5. Adam had a third son named Seth, and God afterwards gave him a great many more children. Seth lived 912 years and had a numerous family, who, whilst all other men gave themselves up to idolatry and vice of every kind, preserved faithfully, down to the time of the deluge, those religious traditions of the primitive revelation, which after that event passed into the race of Shem.
The descendants of Seth were Enos, Cainan, Mahalaleel, Jared, Enoch, who walked with God 365 years, and ". was not, for God took him," Methuselah who of all men lived the longest life, 969 years, Lamech, and lastly Noah, who was the father of Shem, Ham and Japhet. Each of these three was the head of a numerous family.

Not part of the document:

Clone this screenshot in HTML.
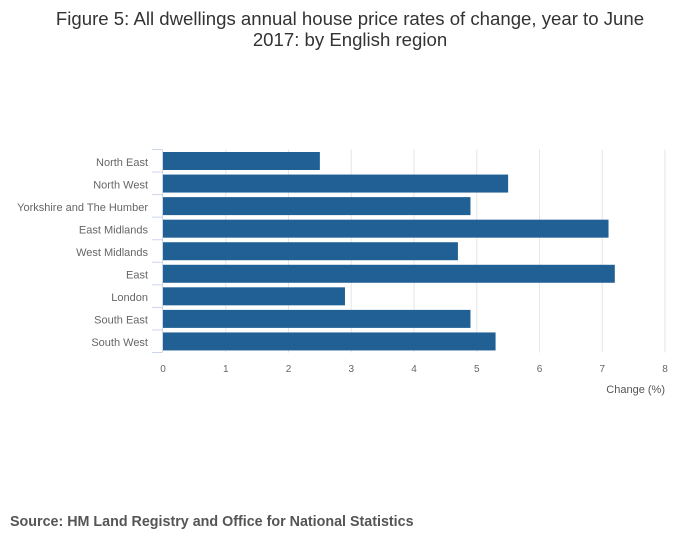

1. In the meanwhile the corruption of mankind went on increasing and passed all bounds. Their iniquities were such that the Lord was angered and determined to exterminate their race. The just Noah, descendant of Seth, alone "found grace in the eyes of the Lord " (Gen. vi. 8). God caused him to build an ark into which He shut him, and his family and seven couples of every kind of animal clean and unclean, and then the deluge commenced. "The fountains of the great deep were broken up, and the windows of heaven opened, and rain was upon the earth forty days and forty nights. . . And the waters increased and bare up the ark, and it was lift up above the earth; . . and the waters prevailed exceedingly upon the earth, and all the high hills that were under the whole heaven were covered; fifteen cubits upward did the waters prevail, and the mountains were covered. And all flesh died that moved upon the earth, both of fowl, and of cattle, and of beast, and of every creeping thing that creepeth upon the earth, and every man. All in whose nostrils was the breath of life, of all that was in the dry land died . . . Noah only remained alive, and they that were with him in the ark.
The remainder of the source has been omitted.